О том, что я пригрел Сашу я не пожалел. Комната в общежитии все равно стояла пустой, за свет, с учетом пятидесятипроцентной скидки, я платил какие-то копейки, других проблем мой бывший одногруппник мне не приносил. Пару раз я заходил в общежитие и удивлялся чистоте и порядку в жилище, которое поддерживал молодой мужчина, зато пользы от нашего сотрудничества я получил немало. Пару раз, в шесть утра, в общежитие заезжали милиционеры, которые разыскивали меня, но так как повестки на мой вызов под роспись Яблокову они не оставляли, я решил ничего не предпринимать по этому поводу. Как я и предсказывал, Саша устроился в небольшую конторку юристом, за небольшие деньги, но с минимумом обязанностей. Состояние здоровья нового юрисконсульта никого не интересовало, а вот диплом уважаемого учебного заведения пришелся к месту. Кроме судороги, иногда пробегающей по лицу моего конфидента, иных проявлений его болезни я не видел, рассуждал он вполне здраво, искал применения своим способностям, так как нынешняя скромная заработная плата его устраивать не могла. В конце мая, по моей доверенности, Яблоков сходил в областной суд, где рассматривалось определение Левобережного суда по моему иску о восстановлении на службе милиции. В деле нашлось мое заявление, что я проживаю и прописан в общежитие Завода, Александр предъявил соответствующую выписку из домовой книги, а вот доказательств, что суд отправлял мне повестки по новому месту жительства в деле не нашлось, что, впрочем, в это время, делом было весьма обыденным. На этом основании мой иск отправили обратно в Левобережный суд, для его разрешения, по существу. С учетом скорости работы российской почты и сезоном летних отпусков судебного корпуса, до сентября месяца не было смысла ожидать новых вызовов по этому делу, чему я был весьма рад, надеясь, что к осени мое будущее обретет в моих планах какие-то, более чёткие, очертания. А пока Саше предстояло сходить в суд. Где рассматривались восемь заявлений по признанию факта вступления в наследство в деревне Журавлевка.

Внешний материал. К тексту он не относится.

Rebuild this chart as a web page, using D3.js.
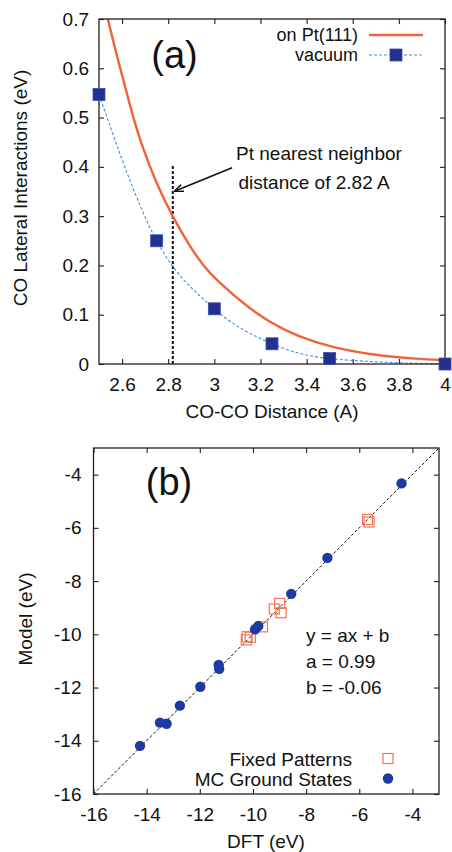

Миронычевский район Города.
Недалеко от здания Городского сельского районного суда.
— Долго ты! Все нормально?
Я в последнее время немного забурел и начал пользоваться автомашиной, так как передвижение на общественном транспорте в этой эпохе в Городе было сущим мучением — очень медленно и ненадежно. Если приложить руку к сердцу, эта проблема в Городе так и не была решена до конца моей первой жизни, в отдаленные районы Города с наступлением темноты общественный транспорт просто не ходил. Но это я немного отвлекся, а сегодня я сидел в своем «Ниссане» в квартале от здания Городского сельского суда, так как хотелось поскорее узнать результаты сегодняшнего судебного заседания. В принципе, ничего не должно было сорвать принятия судом положительного решения. Я собрал максимально возможный пакет документов, доказывающий родство заявителей с умершими стариками из села Журавлевка. В заявления были приложены документы об оплате электрической энергии (мои жалобы от имени ветерана войны и труда во все инстанции без результата не остались, областные власти нашли деньги и починили трансформатор, заодно отобрав его из незаконного владения ушлого кооператора), за воду (водопровод в Журавлевке не работал уже лет пять, но счета выставлялись, поэтому я посчитал правильным заплатить эти символические суммы), что доказывало факт принятия наследства со стороны заявителей. Государство в этом деле должен был представлять юрист из районной администрации, но вряд ли он бы стал возражать, так как в этом случае почти треть села будет вымороченным. И вот я в нетерпении приплясывал возле машины, когда из-за угла появился Саша Яблоков, явившийся в судебное заседание по моей доверенности.
— Что суд решил? — уже на автомате продолжил я, прекрасно видя, что что-то произошло.
Лицо моего представителя исказила болезненная гримаса, он опять смотрел в сторону, отворачивая лицо. Волосы были растрепаны, а «казанки» на кистях были сбиты в кровь.